The older I get (70+) the more I realize that old phrase in Ecclesiastes 1:4–11:

What has been, that will be; what has been done, that will be done. Nothing is new under the sun!

Even the thing of which we say, “See, this is new!” has already existed in the ages that preceded us.
View Quote

Ecclesiastes
5/20/2014 1:36:46 PM EDT
[#15]
More on the Harvard Black Mass:

The Satanic Case for Catholicism

The satanic Black Mass is a ritual inversion (and mockery) of the Holy Sacrifice of the Mass performed by Satanists. Now, there are two types of Satanists: “LaVey Satanists,” and “theological Satanists.” The Satanic Temple folks behind tonight's Black Mass are LaVey Satanists. In other words, they're atheists who don't believe in Satan, and use “Satanism” as a tool to harass and provoke Christians (unlike“theological Satanists,” who believe in Satan and worship him). This whole thing, like the satanic monument in Oklahoma, is a deliberate provocation and an attention-seeking measure.
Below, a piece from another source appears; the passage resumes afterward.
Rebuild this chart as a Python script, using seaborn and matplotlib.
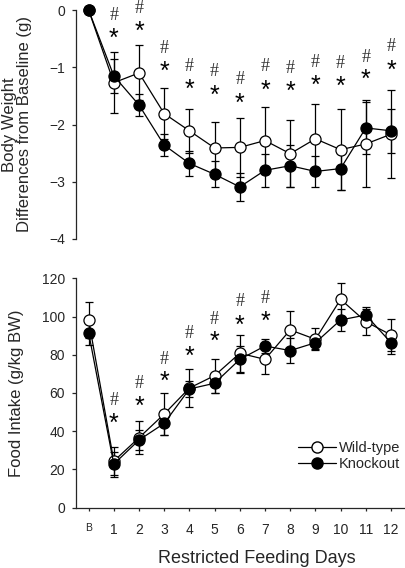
import matplotlib
matplotlib.use("Agg")
import matplotlib.pyplot as plt
import matplotlib.transforms as mtransforms
import seaborn as sns
import pandas as pd
import numpy as np
from matplotlib.lines import Line2D

sns.set_style("ticks")
plt.rcParams['font.family'] = ['Liberation Sans', 'DejaVu Sans']

day_labels = ['B', '1', '2', '3', '4', '5', '6', '7', '8', '9', '10', '11', '12']

bw_wt = [0, -1.27, -1.10, -1.81, -2.11, -2.41, -2.40, -2.28, -2.51, -2.25, -2.44, -2.34, -2.17]
bw_wt_err = [0, 0.53, 0.48, 0.45, 0.38, 0.46, 0.51, 0.58, 0.59, 0.60, 0.71, 0.76, 0.77]
bw_ko = [0, -1.15, -1.66, -2.36, -2.68, -2.87, -3.09, -2.80, -2.72, -2.82, -2.77, -2.06, -2.11]
bw_ko_err = [0, 0.30, 0.19, 0.19, 0.22, 0.23, 0.25, 0.29, 0.37, 0.27, 0.38, 0.45, 0.38]

fi_wt = [98.2, 24.4, 36.6, 49.0, 62.6, 69.1, 80.8, 77.6, 93.0, 88.1, 109.0, 97.3, 90.4]
fi_wt_err = [9.2, 7.5, 8.5, 10.8, 10.0, 8.9, 9.7, 7.8, 10.1, 5.7, 8.7, 6.9, 8.2]
fi_ko = [91.6, 22.8, 35.4, 44.1, 62.1, 65.1, 77.6, 84.6, 82.2, 86.3, 98.2, 100.8, 86.3]
fi_ko_err = [6.5, 6.5, 5.0, 6.1, 4.0, 4.9, 7.0, 3.7, 6.6, 3.4, 5.8, 4.4, 5.9]

# significance marks (day index, y of '#', y of '*')
bw_sig_days = [1, 2, 3, 4, 5, 6, 7, 8, 9, 10, 11, 12]
bw_hash_y = [-0.09, 0.02, -0.68, -0.98, -1.08, -1.22, -0.99, -1.02, -0.92, -0.93, -0.83, -0.64]
bw_star_y = [-0.40, -0.28, -0.99, -1.29, -1.41, -1.54, -1.31, -1.34, -1.22, -1.25, -1.13, -0.96]

fi_sig_days = [1, 2, 3, 4, 5, 6, 7]
fi_hash_y = [56.3, 65.1, 77.6, 90.9, 98.2, 107.8, 109.5]
fi_star_y = [46.7, 55.5, 68.6, 81.6, 89.5, 98.2, 100.0]

x = np.arange(len(day_labels))

fig = plt.figure(figsize=(4.06, 5.68), dpi=100)
ax1 = fig.add_axes([76/406, 1 - 239/568, 327.6/406, 229/568])
ax2 = fig.add_axes([76/406, 1 - 507.7/568, 327.6/406, 229.4/568])


def draw(ax, wt, wte, ko, koe):
    df_wt = pd.DataFrame({'day': x, 'value': wt})
    df_ko = pd.DataFrame({'day': x, 'value': ko})
    ax.errorbar(x, wt, yerr=wte, fmt='none', ecolor='black', elinewidth=0.9,
                capsize=3, capthick=0.9, zorder=1, clip_on=False)
    ax.errorbar(x, ko, yerr=koe, fmt='none', ecolor='black', elinewidth=0.9,
                capsize=3, capthick=0.9, zorder=1, clip_on=False)
    sns.lineplot(data=df_wt, x='day', y='value', ax=ax, color='black', lw=0.9,
                 marker='o', markersize=8, markerfacecolor='white',
                 markeredgecolor='black', markeredgewidth=0.9, errorbar=None,
                 zorder=3, clip_on=False)
    sns.lineplot(data=df_ko, x='day', y='value', ax=ax, color='black', lw=0.9,
                 marker='o', markersize=8, markerfacecolor='black',
                 markeredgecolor='black', markeredgewidth=0.9, errorbar=None,
                 zorder=4, clip_on=False)


def marks(ax, days, hy, sy):
    shift = ax.transData + mtransforms.ScaledTranslation(0, -4/72, fig.dpi_scale_trans)
    for d, h, s in zip(days, hy, sy):
        ax.text(d, h, '#', ha='center', va='center', fontsize=13,
                family=['Liberation Serif'], color='#333333')
        ax.text(d, s, '*', ha='center', va='center', fontsize=18,
                family=['Liberation Sans'], color='black', transform=shift)


draw(ax1, bw_wt, bw_wt_err, bw_ko, bw_ko_err)
draw(ax2, fi_wt, fi_wt_err, fi_ko, fi_ko_err)
marks(ax1, bw_sig_days, bw_hash_y, bw_star_y)
marks(ax2, fi_sig_days, fi_hash_y, fi_star_y)

for ax in (ax1, ax2):
    ax.set_xlim(-0.5, 12.5)
    for s in ('top', 'right'):
        ax.spines[s].set_visible(False)
    ax.spines['left'].set_linewidth(0.9)
    ax.spines['bottom'].set_linewidth(0.9)
    ax.tick_params(axis='y', direction='out', length=3, width=0.9, labelsize=10, pad=5)

ax1.set_ylim(-4, 0)
ax1.set_yticks([0, -1, -2, -3, -4])
ax1.spines['bottom'].set_visible(False)
ax1.set_xticks([])
ax1.set_xlabel('')
ax1.set_ylabel('Body Weight\nDifferences from Baseline (g)', fontsize=12, linespacing=1.0)
ax1.yaxis.set_label_coords(-0.134, 0.5)

ax2.set_ylim(0, 120)
ax2.set_yticks([0, 20, 40, 60, 80, 100, 120])
ax2.set_xticks(x)
ax2.set_xticklabels(day_labels)
ax2.tick_params(axis='x', direction='out', length=2, width=0.9, labelsize=10, pad=9)
ax2.get_xticklabels()[0].set_fontsize(7.5)
ax2.set_xlabel('Restricted Feeding Days', fontsize=13)
ax2.xaxis.set_label_coords(0.551, -0.184)
ax2.set_ylabel('Food Intake (g/kg BW)', fontsize=12)
ax2.yaxis.set_label_coords(-0.159, 0.5)

handles = [
    Line2D([], [], color='black', lw=0.9, marker='o', markersize=8,
           markerfacecolor='white', markeredgecolor='black'),
    Line2D([], [], color='black', lw=0.9, marker='o', markersize=8,
           markerfacecolor='black', markeredgecolor='black'),
]
ax2.legend(handles, ['Wild-type', 'Knockout'], loc='upper left',
           bbox_to_anchor=(0.678, 0.29), frameon=False, fontsize=10.5,
           handlelength=2.6, handletextpad=0.2, labelspacing=0.15,
           borderpad=0, borderaxespad=0)

fig.savefig('out.png', dpi=100)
But whether the practitioners are playing at the occult, or serious, there's no question that they're tapping into some seriously dark spiritual forces. Satan is at work here.
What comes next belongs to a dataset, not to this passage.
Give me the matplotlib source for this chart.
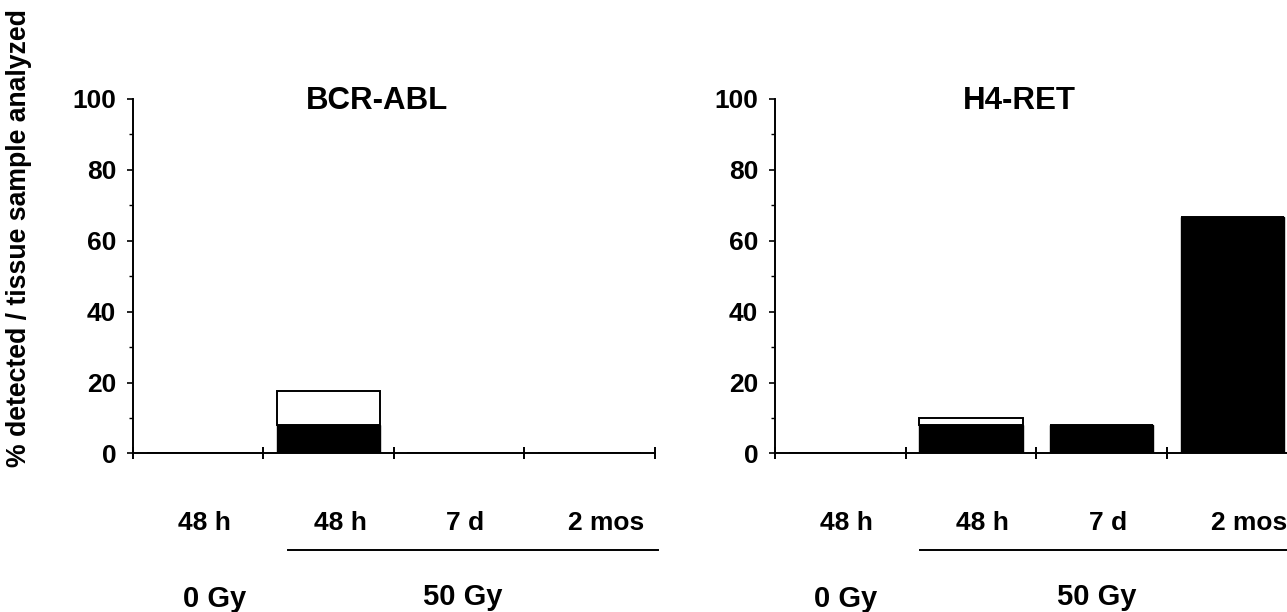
import numpy as np
import matplotlib
matplotlib.use("Agg")
import matplotlib.pyplot as plt
from matplotlib.ticker import MultipleLocator

plt.rcParams['font.family'] = ['Liberation Sans', 'DejaVu Sans']
plt.rcParams['font.weight'] = 'bold'

categories = ['48 h', '48 h', '7 d', '2 mos']
dose_labels = ['0 Gy', '50 Gy']

bcr_black = [0, 8.0, 0, 0]
bcr_total = [0, 17.6, 0, 0]
h4_black = [0, 8.0, 8.0, 66.7]
h4_total = [0, 10.0, 8.0, 66.7]

# title, black part, total, axes rect, line start, 0 Gy x, 50 Gy x
panels = [
    ('BCR-ABL', bcr_black, bcr_total, [0.1033, 0.259, 0.4053, 0.580], 1.19, 0.63, 2.53),
    ('H4-RET', h4_black, h4_total, [0.6022, 0.259, 0.4059, 0.580], 1.11, 0.54, 2.46),
]

fig = plt.figure(figsize=(12.87, 6.12), dpi=100)


def draw_panel(title, black, total, rect, line_x0, gy0_x, gy50_x):
    ax = fig.add_axes(rect)
    x = np.arange(len(categories)) + 0.5
    black = np.array(black)
    white = np.array(total) - black
    ax.bar(x, black, width=0.79, color='black', edgecolor='black', linewidth=1.0)
    ax.bar(x, white, width=0.79, bottom=black, color='white',
           edgecolor='black', linewidth=1.4)
    ax.set_xlim(0, 4)
    ax.set_ylim(0, 100)
    for s in ['top', 'right']:
        ax.spines[s].set_visible(False)
    for s in ['left', 'bottom']:
        ax.spines[s].set_linewidth(1.4)
    ax.set_xticks([0, 1, 2, 3, 4])
    ax.set_xticklabels([])
    ax.tick_params(axis='x', direction='inout', length=8, width=1.4)
    ax.yaxis.set_major_locator(MultipleLocator(20))
    ax.yaxis.set_minor_locator(MultipleLocator(10))
    ax.tick_params(axis='y', which='major', direction='out', length=4,
                   width=1.2, labelsize=19, pad=8)
    ax.tick_params(axis='y', which='minor', direction='out', length=3, width=1.0)

    ax.text(1.87, 97.0, title, ha='center', va='baseline', fontsize=22.5,
            fontweight='bold')
    offsets = [0.05, 0.09, 0.05, 0.13]
    for xi, lab, off in zip(x, categories, offsets):
        ax.text(xi + off, -19.5, lab, ha='center', va='center', fontsize=19,
                fontweight='bold', clip_on=False)
    ax.plot([line_x0, 4.03], [-27.2, -27.2], color='black', lw=1.4, clip_on=False)
    ax.text(gy0_x, -41.0, dose_labels[0], ha='center', va='center', fontsize=21,
            fontweight='bold', clip_on=False)
    ax.text(gy50_x, -40.5, dose_labels[1], ha='center', va='center', fontsize=21,
            fontweight='bold', clip_on=False)
    return ax


for panel in panels:
    draw_panel(*panel)

fig.text(0.015, 0.611, '% detected / tissue sample analyzed', rotation=90,
         ha='center', va='center', fontsize=19.2, fontweight='bold')

fig.savefig('out.png', dpi=100, facecolor='white')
And it worth pointing out that when Satanists (of both kind) want to mock a religious ritual, you can bet that it's going to by the Holy Sacrifice of the Mass that they target. How often do you hear about Muslim or Hindu or Jewish (or even Protestant) services being subjected to such intense Satanic mockery?  Even if the  only thing you knew about Catholicism was that its central form of worship, the Mass, was the target of Satanic ire, you would already have good reason to believe that Catholicism was the true religion. But taken with all of the other evidence for the truth that the Eucharist is Jesus, that the Mass is a Sacrifice instituted by God, and that the Catholic Church is the Church founded by Christ, Satan is just one more (unwitting) witness for the truth of Jesus Christ and His Church.
View Quote


Satan, the Father of Cheap Christianity

Christians can, in their own way, commit a similar offence, the same in kind if not in degree, by casting “pearls” before unrepentant “swine.” Don’t condemn me, this is Scripture. In fact, Christ put it even more pointedly: When a gentile woman sought His help, He insisted that it’s “not right to take the children's bread and toss it to the dogs.” He only granted her request after she proved her repentance, conceding His point and comparing herself to a cowering, starving, and, more importantly, bad dog, in need of mercy.  If we don’t guard against the sinfulness and falsehoods of the World, then our “sincerity,” and even our “Christianity,” is reduced to nothing more than perfume added to our bull. It becomes a cover rather than a light. In fact, Christianity has been one of the most popular fragrances on the market of evil for centuries, and has been used to intoxicate rather than sanctify all too many times.

The prayers at Harvard were beautiful, and I’m glad the World was able to see our faith displayed in solemn procession. The Mystery of our faith was held high, and no doubt some were duly impressed with its awesomeness. But in the aftermath, we need to guard against the temptation to use this dark episode as a PR campaign, to sell the Awesome Mysteries of Christ for thirty minutes of airtime. If people aren’t interested in our Liturgy, a ritual largely made up of self-abasement, cries for mercy, and the praise of a just and fiercely loving God, then let them remain outside until they truly hunger and thirst for justice.  Yes, the Satanists retreated from the Harvard campus. That doesn’t mean Christians should hand out the Gospels like cheap party favors and invite the mostly apathetic masses join us in the Holy of Holies for a meet and greet with the Crucified Lord. The intention may be to spread the Gospel. The plan of action is unconscionable.